I feel so stupid that I believed what I was told instead of questioning authority and evaluating the research for myself.

Unfortunately, very few people care to think. They keep repeating what they have been told. When I wrote that Dolch words can be learned by rote memory many Systematic Synthetic Phonics (SSP) proponents criticised me. They even tried to mislead others to believe that I was talking about visual memory when I was talking about rote memory.

Another person on tweeter who I believe is not into SSP tweeted the following.

Sandra Norman @MrsSNorman Replying to @luqmanmichel and @DAFronczak

Read the researchers I listed. All will show you that memorizing sight words is one of the most harmful techniques in teaching children to read. If you teach children to read by memorizing Dolch words, is irresponsible.  Teach them how to decode
The Dolch words do not need to be memorized. Most of them can be decoded.

My comment now: I have known for a long time that most of the Dolch words can be learned using phonics. But what is the big fuss about learning the Dolch words by rote memorisation if it works well?

Read my post here on memorisation of Dolch words.

Luqman Michel May 20

AND we are supposed to swallow that, hook line and sinker?
I get my students to learn the 220 Dolch Words - regular as well as irregular words by rote memory.
Any child can do this with ease.

Sandra Norman @MrsSNorman Replying to @luqmanmichel and @DAFronczak

False.

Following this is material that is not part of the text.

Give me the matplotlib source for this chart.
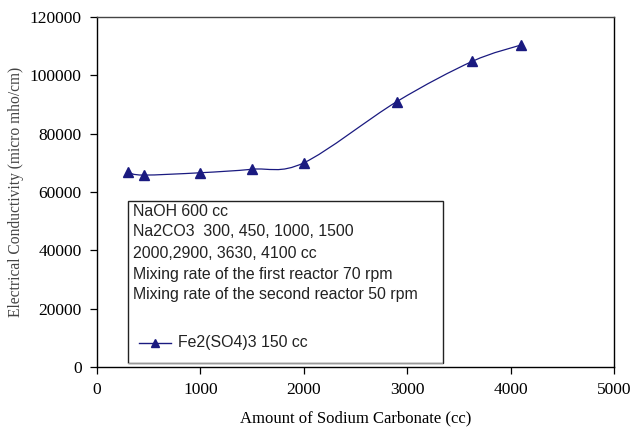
import matplotlib

matplotlib.use("Agg")

import matplotlib.pyplot as plt
from matplotlib.path import Path
from matplotlib.patches import PathPatch, Rectangle
from matplotlib.lines import Line2D

# data
sodium_carbonate = [300, 450, 1000, 1500, 2000, 2900, 3630, 4100]
conductivity = [66700, 65800, 66600, 67800, 70000, 91000, 104800, 110400]
series_label = "Fe2(SO4)3 150 cc"
note_lines = [
    "NaOH 600 cc",
    "Na2CO3  300, 450, 1000, 1500",
    "2000,2900, 3630, 4100 cc",
    "Mixing rate of the first reactor 70 rpm",
    "Mixing rate of the second reactor 50 rpm",
]

NAVY = "#1a1a80"
SERIF = "Liberation Serif"
SANS = "Liberation Sans"


def smooth_path(xs, ys):
    # excel style smoothed line: cubic bezier segments through every point
    pts = list(zip(xs, ys))
    verts = [pts[0]]
    codes = [Path.MOVETO]
    n = len(pts)
    for i in range(n - 1):
        p0 = pts[i - 1] if i > 0 else pts[i]
        p1 = pts[i]
        p2 = pts[i + 1]
        p3 = pts[i + 2] if i + 2 < n else pts[i + 1]
        c1 = (p1[0] + (p2[0] - p0[0]) / 6, p1[1] + (p2[1] - p0[1]) / 6)
        c2 = (p2[0] - (p3[0] - p1[0]) / 6, p2[1] - (p3[1] - p1[1]) / 6)
        verts += [c1, c2, p2]
        codes += [Path.CURVE4] * 3
    return Path(verts, codes)


fig = plt.figure(figsize=(6.33, 4.34), dpi=100)
ax = fig.add_axes([97 / 633, 67 / 434, 517 / 633, 350 / 434])

ax.add_patch(PathPatch(smooth_path(sodium_carbonate, conductivity),
                       facecolor="none", edgecolor=NAVY, lw=0.9, zorder=3))
ax.plot(sodium_carbonate, conductivity, ls="none", marker="^", ms=6.5,
        color=NAVY, zorder=4)

ax.set_xlim(0, 5000)
ax.set_ylim(0, 120000)
ax.set_xticks(range(0, 5001, 1000))
ax.set_yticks(range(0, 120001, 20000))
ax.tick_params(direction="out", length=5, width=0.9, labelsize=12.5, pad=6)
for lab in ax.get_xticklabels() + ax.get_yticklabels():
    lab.set_fontfamily(SERIF)
for sp in ax.spines.values():
    sp.set_linewidth(1.0)
ax.spines["top"].set_color("#444444")

ax.set_xlabel("Amount of Sodium Carbonate (cc)", fontfamily=SERIF,
              fontsize=12, labelpad=9)
ax.set_ylabel("Electrical Conductivity (micro mho/cm)", fontfamily=SERIF,
              fontsize=11.2, labelpad=4, color="#444444")

# legend / notes box
W, H = 517.0, 350.0
ax.add_patch(Rectangle(((128 - 97) / W, 4 / H), (443 - 128) / W, (363 - 201) / H,
                       transform=ax.transAxes, facecolor="white",
                       edgecolor="#222222", lw=1.0, zorder=5))
ax.add_patch(Rectangle(((128 - 97) / W, 3 / H), (443 - 128) / W, 1.5 / H,
                       transform=ax.transAxes, facecolor="#999999",
                       edgecolor="none", zorder=5))
for i, line in enumerate(note_lines):
    ax.text((133 - 97) / W, (367 - (211 + 21 * i)) / H, line,
            transform=ax.transAxes, fontfamily=SANS, fontsize=11.4,
            va="center", ha="left", color="#222222", zorder=6)
ax.add_line(Line2D([(139 - 97) / W, (171 - 97) / W], [(367 - 343) / H] * 2,
                   transform=ax.transAxes, color=NAVY, lw=1.0, zorder=6))
ax.add_line(Line2D([(155 - 97) / W], [(367 - 343) / H], transform=ax.transAxes,
                   marker="^", ms=6, color=NAVY, zorder=7))
ax.text((178 - 97) / W, (367 - 343) / H, series_label, transform=ax.transAxes,
        fontfamily=SANS, fontsize=11.4, va="center", ha="left",
        color="#222222", zorder=6)

fig.savefig("out.png", dpi=100)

And disputed by science. And the thousands of children who cannot read.

Luqman Michel

Thousands of children are unable to read not because of learning the Dolch words by rote memory but because teachers are teaching the wrong pronunciation of phonemes of consonants.
What is disputed by science? Be specific.

Sandra Norman
Ineffective instruction is indeed a problem. Teaching memorization of Dolch words is one of those methods of inappropriate instruction. Research? Check out McCandliss & Noble - also Dehaene  - also Ehri - shaywitz... and many more

The article she attached says the following:
Beginning readers who focus on letter-sound relationships, or phonics, instead of trying to learn whole words, increase activity in the area of their brains best wired for reading, according to new Stanford research investigating how the brain responds to different types of reading instruction.

David Fronczak @DAFronczak Replying to @luqmanmichel and @MrsSNorman
Thank you for your work! Our readers have had most success w/ irregular HFWs when we decode the sounds represented as expected and find the letter or 2 that represents an unexpected sound (at least for now) as the heart part.

Luqman Michel Replying to David Fronczak @DAFronczak

Thank you. I understand. There is no one way for learning many things. What is irresponsible (not you) to say is that whole words cannot be learned by rote memory.
You do your way and let others do the way that they deem fit for them.1/x
Having said that, I maintain that there is only one correct way to teach the pronunciation of phonemes of consonants.
Teach them without extraneous sounds and reduce illiteracy.